Shepperton was sun-dappled, leafy, bleached. The Asian community, if it existed, were all out at Heathrow. The streets were as white as the Suffolk littoral, as Shenley. Ballard, when I interviewed him in Shepherd’s Bush, spoke of a malaise, the death of affect. ‘Rather than fearing alienation,’ he said, ‘people should embrace it. It may be the doorway to something more interesting. That’s the message of my fiction. We need to explore total alienation and find what lies beyond. The secret module that underpins who we are and our imaginative remaking of ourselves that we all embrace.’

3

I don’t know where we are. None of the landmarks relate to anything in my past. As a motorist, I’ve kept clear of this section of the M25. My world has been turned upside-down: the Thames is now at the back of me, a lost ceiling.

Renchi clips along (tales of a painter friend who offers spirit-guided walks around sacred sites; who paints, under mediumistic instruction, hundreds of canvases). Kevin sheds his jacket and puts away his notebook. We stick with the motorway.

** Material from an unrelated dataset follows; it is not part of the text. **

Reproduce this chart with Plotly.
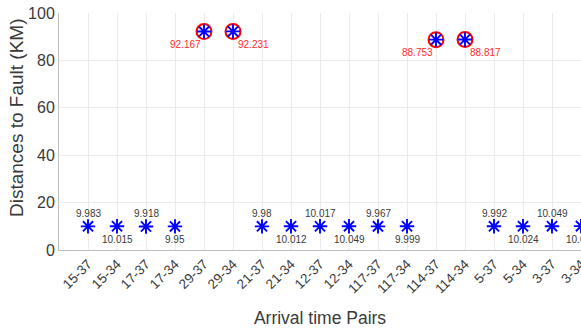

Thorpe is undistinguished. Low-level warehouses, industrial estates: ALPHA WAY, PRIVATE ROAD. Across still-green cereal fields, I notice a spectacular Italianate tower. One of our orbital acupuncture needles. We’re back on track. Through the long lens, I can make out a red brick chateau, crenellated parapets, too many windows. This hilltop fantasy, Renchi tells me, is the Royal Holloway College. The tower isn’t Italian: it’s loosely modelled on the Cloth Hall at Ypres. Belgian Gothic as interpreted by the architect William Crossland, under the patronage of patent medicine magnate Thomas Holloway.

There was of course a story, an anecdote connected with the college. A relative of Renchi’s had been at Royal Holloway, briefly, studying drama. An end-of-term party. Drink taken in the cloisters. A marble hand broken from the statue of Queen Victoria, removed. This dark token was now buried in a country garden. Should it be located and returned? The college was too much of a detour, we let it go.

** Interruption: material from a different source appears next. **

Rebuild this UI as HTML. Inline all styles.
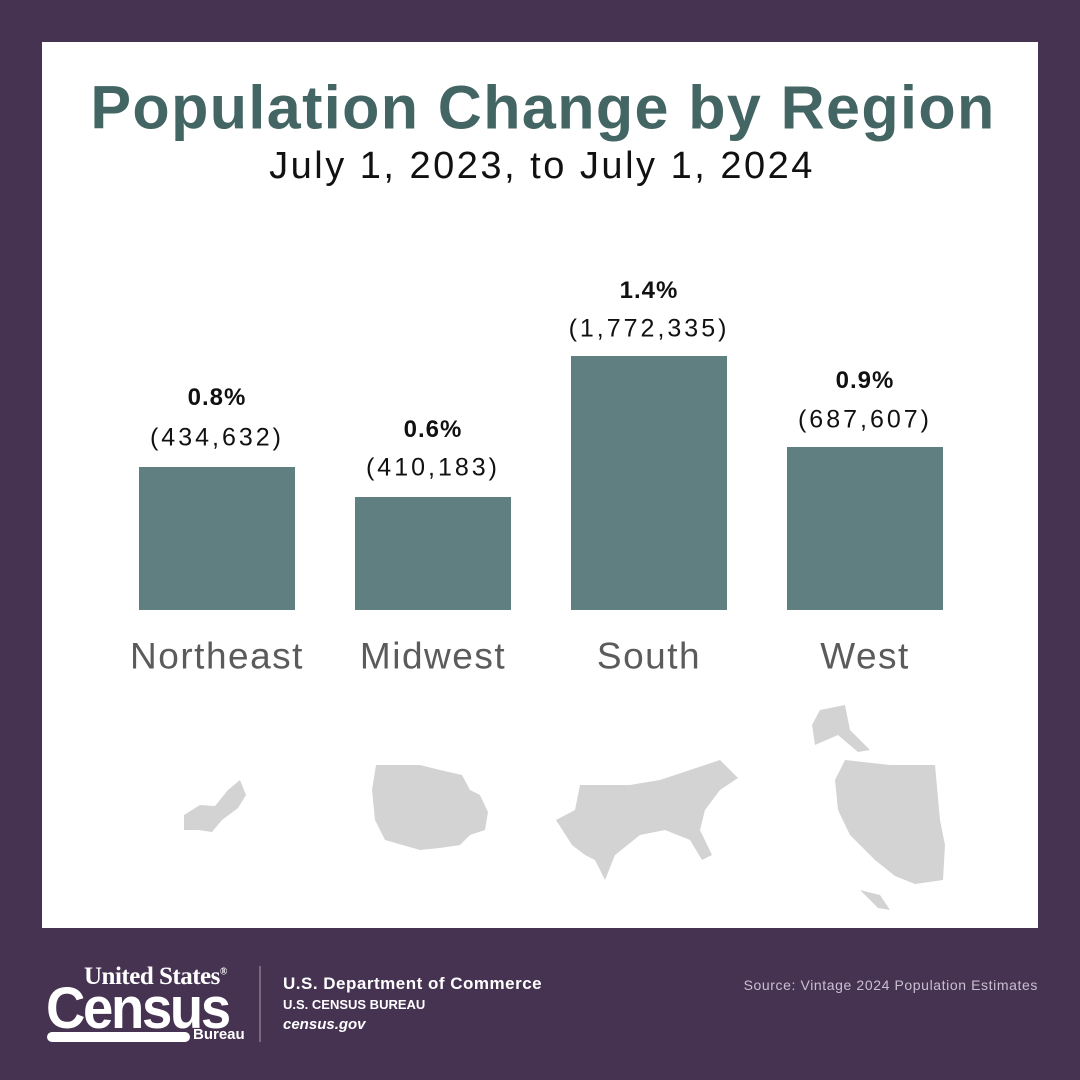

In deep lanes you come on parked vans. I assembled, in the course of our walk, quite a collection: men slumped over wheels, sleeping. Away from the science parks, the railside enterprises, drivers take time out: a folded newspaper, a tattooed arm hanging against warm metal, cigarette smouldering in a two-fingered grip. Dashboard as travelling mantelpiece. An indented tray for the tupperware lunchbox. A slot for ciggies and plastic lighter. Family portraits: wife and baby in hospital, girl-child and large doll in bed. Pulling away from the M25, the puff goes out of motorists. On the road there is a communal energy, flight chemicals, petrol fugues. Green lanes are private dormitories, windows wide to birdsong, pesticide; a sewage farm beyond the Junction 12 interchange (‘a two-level cyclic design, close to the 164 feet high St Ann’s Hill’).

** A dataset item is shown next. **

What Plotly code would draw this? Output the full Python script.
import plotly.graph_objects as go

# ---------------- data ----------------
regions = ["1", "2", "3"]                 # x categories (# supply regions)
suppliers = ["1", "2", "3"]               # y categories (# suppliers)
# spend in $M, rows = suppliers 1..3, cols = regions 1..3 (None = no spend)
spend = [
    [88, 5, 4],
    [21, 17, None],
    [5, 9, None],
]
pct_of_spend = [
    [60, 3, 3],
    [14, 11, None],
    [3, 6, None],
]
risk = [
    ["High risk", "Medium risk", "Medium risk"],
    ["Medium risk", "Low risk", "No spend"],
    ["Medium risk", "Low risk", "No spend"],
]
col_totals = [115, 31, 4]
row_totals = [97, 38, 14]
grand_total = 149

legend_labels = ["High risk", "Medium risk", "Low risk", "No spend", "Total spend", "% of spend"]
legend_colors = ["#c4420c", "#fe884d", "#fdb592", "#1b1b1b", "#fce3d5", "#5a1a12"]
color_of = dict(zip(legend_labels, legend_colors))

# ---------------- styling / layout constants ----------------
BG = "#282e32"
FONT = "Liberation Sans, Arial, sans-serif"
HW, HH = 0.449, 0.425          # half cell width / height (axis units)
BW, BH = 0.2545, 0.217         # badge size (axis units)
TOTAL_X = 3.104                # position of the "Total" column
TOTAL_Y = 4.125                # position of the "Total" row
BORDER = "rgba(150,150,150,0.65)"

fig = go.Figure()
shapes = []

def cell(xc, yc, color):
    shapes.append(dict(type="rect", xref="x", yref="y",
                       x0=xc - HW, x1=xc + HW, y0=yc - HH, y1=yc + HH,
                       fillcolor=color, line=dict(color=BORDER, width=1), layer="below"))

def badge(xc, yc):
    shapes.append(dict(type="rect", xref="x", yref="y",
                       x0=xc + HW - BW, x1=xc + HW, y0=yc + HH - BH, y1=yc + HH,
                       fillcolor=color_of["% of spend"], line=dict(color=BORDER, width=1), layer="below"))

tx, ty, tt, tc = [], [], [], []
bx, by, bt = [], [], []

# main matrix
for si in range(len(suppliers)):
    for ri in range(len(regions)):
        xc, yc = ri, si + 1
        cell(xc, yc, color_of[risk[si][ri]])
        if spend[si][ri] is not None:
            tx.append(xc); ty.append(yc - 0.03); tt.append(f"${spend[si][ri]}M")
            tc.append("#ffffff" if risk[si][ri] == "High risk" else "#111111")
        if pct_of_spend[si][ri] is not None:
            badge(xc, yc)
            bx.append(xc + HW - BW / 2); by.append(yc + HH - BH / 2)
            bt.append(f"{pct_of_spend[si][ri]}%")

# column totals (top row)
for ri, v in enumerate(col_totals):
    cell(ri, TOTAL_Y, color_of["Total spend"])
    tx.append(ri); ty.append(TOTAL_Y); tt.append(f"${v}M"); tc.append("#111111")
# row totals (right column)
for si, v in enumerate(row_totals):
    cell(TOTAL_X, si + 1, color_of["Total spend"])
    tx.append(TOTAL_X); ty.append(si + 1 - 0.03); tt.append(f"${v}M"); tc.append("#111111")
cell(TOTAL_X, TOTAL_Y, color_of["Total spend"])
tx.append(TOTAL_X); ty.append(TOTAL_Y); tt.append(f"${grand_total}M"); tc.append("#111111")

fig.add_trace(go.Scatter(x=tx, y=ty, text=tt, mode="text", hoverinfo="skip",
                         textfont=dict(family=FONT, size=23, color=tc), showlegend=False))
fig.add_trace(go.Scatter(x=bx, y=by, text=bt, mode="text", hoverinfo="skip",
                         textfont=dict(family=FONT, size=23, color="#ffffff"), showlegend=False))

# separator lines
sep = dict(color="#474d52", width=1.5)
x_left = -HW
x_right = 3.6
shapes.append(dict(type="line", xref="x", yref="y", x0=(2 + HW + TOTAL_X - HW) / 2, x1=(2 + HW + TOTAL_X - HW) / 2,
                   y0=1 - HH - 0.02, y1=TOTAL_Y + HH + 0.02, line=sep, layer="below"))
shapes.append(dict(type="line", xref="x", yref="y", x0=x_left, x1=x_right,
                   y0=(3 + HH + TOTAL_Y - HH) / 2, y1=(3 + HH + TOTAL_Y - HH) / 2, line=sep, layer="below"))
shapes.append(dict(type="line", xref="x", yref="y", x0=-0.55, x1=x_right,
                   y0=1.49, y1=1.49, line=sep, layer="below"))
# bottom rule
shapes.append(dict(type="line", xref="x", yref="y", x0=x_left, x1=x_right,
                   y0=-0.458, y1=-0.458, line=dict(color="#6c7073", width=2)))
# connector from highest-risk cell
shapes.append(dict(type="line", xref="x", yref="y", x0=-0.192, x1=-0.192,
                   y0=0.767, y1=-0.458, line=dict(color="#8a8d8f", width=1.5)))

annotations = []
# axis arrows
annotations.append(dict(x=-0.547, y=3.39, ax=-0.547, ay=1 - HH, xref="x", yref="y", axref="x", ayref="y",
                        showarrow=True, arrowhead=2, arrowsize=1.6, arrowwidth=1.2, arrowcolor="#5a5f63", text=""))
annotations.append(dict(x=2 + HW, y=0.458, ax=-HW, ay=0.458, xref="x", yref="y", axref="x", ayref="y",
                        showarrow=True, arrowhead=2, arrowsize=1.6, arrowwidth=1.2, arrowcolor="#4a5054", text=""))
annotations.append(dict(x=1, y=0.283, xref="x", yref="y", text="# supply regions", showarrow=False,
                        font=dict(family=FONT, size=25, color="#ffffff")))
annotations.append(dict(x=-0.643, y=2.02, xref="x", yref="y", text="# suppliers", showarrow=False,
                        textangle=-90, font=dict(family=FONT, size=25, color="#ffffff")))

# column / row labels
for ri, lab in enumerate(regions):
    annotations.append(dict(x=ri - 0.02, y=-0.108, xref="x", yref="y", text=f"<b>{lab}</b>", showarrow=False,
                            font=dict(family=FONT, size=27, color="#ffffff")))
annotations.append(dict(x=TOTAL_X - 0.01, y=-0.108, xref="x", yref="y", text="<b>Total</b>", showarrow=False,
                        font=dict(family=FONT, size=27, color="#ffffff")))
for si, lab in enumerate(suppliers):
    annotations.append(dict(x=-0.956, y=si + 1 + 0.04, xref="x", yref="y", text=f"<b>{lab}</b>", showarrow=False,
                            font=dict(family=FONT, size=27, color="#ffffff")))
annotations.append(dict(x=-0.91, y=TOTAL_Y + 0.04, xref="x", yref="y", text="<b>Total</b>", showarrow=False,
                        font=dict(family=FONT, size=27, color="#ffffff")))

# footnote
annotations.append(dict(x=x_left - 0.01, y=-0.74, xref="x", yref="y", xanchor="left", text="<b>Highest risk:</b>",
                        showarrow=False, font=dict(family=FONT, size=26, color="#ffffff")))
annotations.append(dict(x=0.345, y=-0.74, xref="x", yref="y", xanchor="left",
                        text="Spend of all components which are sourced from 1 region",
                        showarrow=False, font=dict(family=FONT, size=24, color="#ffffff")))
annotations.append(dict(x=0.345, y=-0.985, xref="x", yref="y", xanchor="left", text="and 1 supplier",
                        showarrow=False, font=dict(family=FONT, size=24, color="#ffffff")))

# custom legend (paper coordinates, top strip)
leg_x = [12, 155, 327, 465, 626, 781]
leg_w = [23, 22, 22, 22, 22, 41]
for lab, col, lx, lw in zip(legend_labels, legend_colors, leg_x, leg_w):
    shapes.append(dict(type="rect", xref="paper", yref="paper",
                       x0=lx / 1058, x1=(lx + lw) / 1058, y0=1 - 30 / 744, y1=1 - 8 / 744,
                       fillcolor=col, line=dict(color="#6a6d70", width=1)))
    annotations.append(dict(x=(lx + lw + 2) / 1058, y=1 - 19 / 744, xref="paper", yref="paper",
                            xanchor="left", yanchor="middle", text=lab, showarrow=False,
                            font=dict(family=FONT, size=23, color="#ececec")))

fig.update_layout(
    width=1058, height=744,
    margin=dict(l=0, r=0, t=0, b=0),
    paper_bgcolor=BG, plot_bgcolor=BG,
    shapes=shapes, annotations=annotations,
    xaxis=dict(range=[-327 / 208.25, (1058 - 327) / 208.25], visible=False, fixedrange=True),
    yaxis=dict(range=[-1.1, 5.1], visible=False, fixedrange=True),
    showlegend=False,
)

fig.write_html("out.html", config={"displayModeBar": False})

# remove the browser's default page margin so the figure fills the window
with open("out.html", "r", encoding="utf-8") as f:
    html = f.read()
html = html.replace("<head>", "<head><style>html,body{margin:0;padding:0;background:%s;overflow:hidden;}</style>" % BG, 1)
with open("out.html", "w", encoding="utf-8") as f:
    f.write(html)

In the next village, Kevin flashes his notebook. All sorts of interesting things are happening: a group of chefs in tall hats, white jackets and checkered trousers are hanging out with dangerous looking schoolgirls. Alice in Wonderland revisited. Among rose-red brickwork, white window frames, yew hedges, is an American/Swiss school. With appropriate catering. Three cooks to every pupil. Moneyed Americans and international Swiss, when they get together, look for security, security and security. Exclusion of undesirables. Food that doesn’t knot in your throat, explode in your belly. Thorpe Village, Eastly End, Virginia Water: these places are perfect. Convenient for the airport. They look like Agatha Christie. Behave like Bern or Basel, Orange County (California).

Wild girls, experimentally made up, wearing customised chalet-school outfits, are smoking. They don’t have bike sheds in Thorpe. But they do have the Monk’s Walk, which carries us out among the grey lakes you see from the M3 (as you head out of London, for Winchester and Southampton). Trees, rounded like broccoli crowns, reach to the water’s edge.